Your job is to retype all of the data word for word, leaving every image out.

━━━━━ Recorded data

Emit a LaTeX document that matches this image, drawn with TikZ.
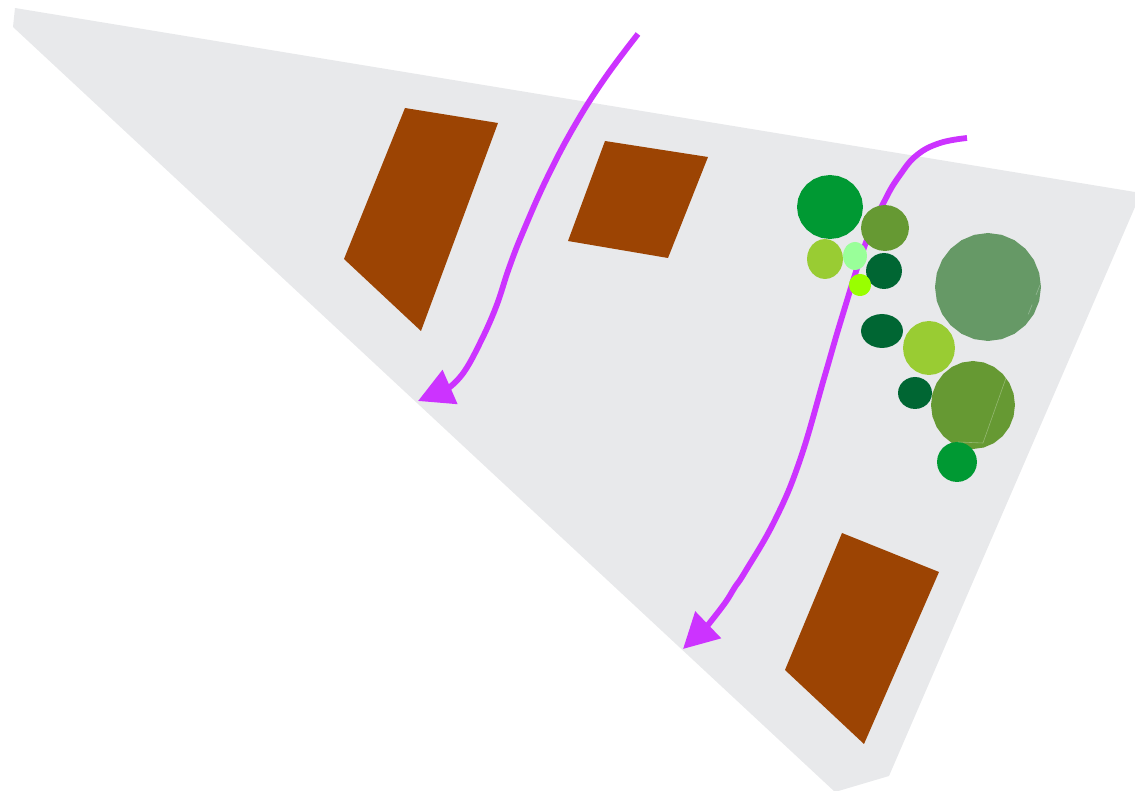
\documentclass[tikz,border=0pt]{standalone}
\usepackage{xcolor}
\usetikzlibrary{arrows.meta}
\definecolor{groundgray}{HTML}{E8E9EB}
\definecolor{housebrown}{HTML}{9C4403}
\definecolor{pathpink}{HTML}{CC33FF}
\definecolor{treeA}{HTML}{009933}
\definecolor{treeB}{HTML}{669933}
\definecolor{treeC}{HTML}{99CC33}
\definecolor{treeD}{HTML}{99FF99}
\definecolor{treeE}{HTML}{006633}
\definecolor{treeF}{HTML}{99FF00}
\definecolor{treeG}{HTML}{669966}
\tikzset{
  house/.style={fill=housebrown},
  walkway/.style={line width=0.058cm, color=pathpink, -{Triangle[length=0.35cm,width=0.36cm]}},
  seam/.style={line width=0.006cm, color=white, opacity=0.3}
}
\begin{document}
\begin{tikzpicture}[x=0.01cm,y=-0.01cm]
\useasboundingbox (0,0) rectangle (1135,791);
\fill[groundgray] (15,8) -- (1135,192) -- (1135,207) -- (889,776) -- (835,792) -- (13,27) -- cycle;
\fill[house] (405,108) -- (498,123) -- (421,331) -- (344,259) -- cycle;
\fill[house] (605,141) -- (708,157) -- (668,258) -- (568,241) -- cycle;
\fill[house] (842,533) -- (939,572) -- (864,744) -- (785,670) -- cycle;
\draw[walkway] plot[smooth,tension=0.7] coordinates {(638,34) (605,78) (575,125) (547,178) (523,232) (509,268) (496,307) (480,343) (464,372) (450,387)} -- (418,401);
\draw[walkway] plot[smooth,tension=0.7] coordinates {(967,138) (940,143) (917,155) (900,175) (885,200) (865,245) (842,317) (825,375) (800,460) (775,520) (745,572) (735,587) (725,603) (708,625)} -- (683,649);
\foreach \cx/\cy/\rx/\ry/\col in {830/207/33/32/treeA, 885/228/24/23/treeB, 825/259/18/20/treeC, 855/256/12/14/treeD, 884/271/18/18/treeE, 860/285/11/11/treeF, 988/287/53/54/treeG, 882/331/21/17/treeE, 929/348/26/27/treeC, 915/393/17/16/treeE, 973/405/42/44/treeB, 957/462/20/20/treeA}
  \fill[\col] plot[samples=25,domain=0:360] ({\cx+\rx*cos(\x)},{\cy+\ry*sin(\x)}) -- cycle;
\draw[seam] (1006,378) -- (983,443) -- (958,442);
\draw[seam,dashed] (1040,285) -- (1026,320);
\end{tikzpicture}
\end{document}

━━━━━━━━━━

### The output
Emit a LaTeX document that matches this image, drawn with TikZ.
\documentclass[tikz,border=0pt]{standalone}
\usepackage{xcolor}
\usetikzlibrary{arrows.meta}
\definecolor{groundgray}{HTML}{E8E9EB}
\definecolor{housebrown}{HTML}{9C4403}
\definecolor{pathpink}{HTML}{CC33FF}
\definecolor{treeA}{HTML}{009933}
\definecolor{treeB}{HTML}{669933}
\definecolor{treeC}{HTML}{99CC33}
\definecolor{treeD}{HTML}{99FF99}
\definecolor{treeE}{HTML}{006633}
\definecolor{treeF}{HTML}{99FF00}
\definecolor{treeG}{HTML}{669966}
\tikzset{
  house/.style={fill=housebrown},
  walkway/.style={line width=0.058cm, color=pathpink, -{Triangle[length=0.35cm,width=0.36cm]}},
  seam/.style={line width=0.006cm, color=white, opacity=0.3}
}
\begin{document}
\begin{tikzpicture}[x=0.01cm,y=-0.01cm]
\useasboundingbox (0,0) rectangle (1135,791);
\fill[groundgray] (15,8) -- (1135,192) -- (1135,207) -- (889,776) -- (835,792) -- (13,27) -- cycle;
\fill[house] (405,108) -- (498,123) -- (421,331) -- (344,259) -- cycle;
\fill[house] (605,141) -- (708,157) -- (668,258) -- (568,241) -- cycle;
\fill[house] (842,533) -- (939,572) -- (864,744) -- (785,670) -- cycle;
\draw[walkway] plot[smooth,tension=0.7] coordinates {(638,34) (605,78) (575,125) (547,178) (523,232) (509,268) (496,307) (480,343) (464,372) (450,387)} -- (418,401);
\draw[walkway] plot[smooth,tension=0.7] coordinates {(967,138) (940,143) (917,155) (900,175) (885,200) (865,245) (842,317) (825,375) (800,460) (775,520) (745,572) (735,587) (725,603) (708,625)} -- (683,649);
\foreach \cx/\cy/\rx/\ry/\col in {830/207/33/32/treeA, 885/228/24/23/treeB, 825/259/18/20/treeC, 855/256/12/14/treeD, 884/271/18/18/treeE, 860/285/11/11/treeF, 988/287/53/54/treeG, 882/331/21/17/treeE, 929/348/26/27/treeC, 915/393/17/16/treeE, 973/405/42/44/treeB, 957/462/20/20/treeA}
  \fill[\col] plot[samples=25,domain=0:360] ({\cx+\rx*cos(\x)},{\cy+\ry*sin(\x)}) -- cycle;
\draw[seam] (1006,378) -- (983,443) -- (958,442);
\draw[seam,dashed] (1040,285) -- (1026,320);
\end{tikzpicture}
\end{document}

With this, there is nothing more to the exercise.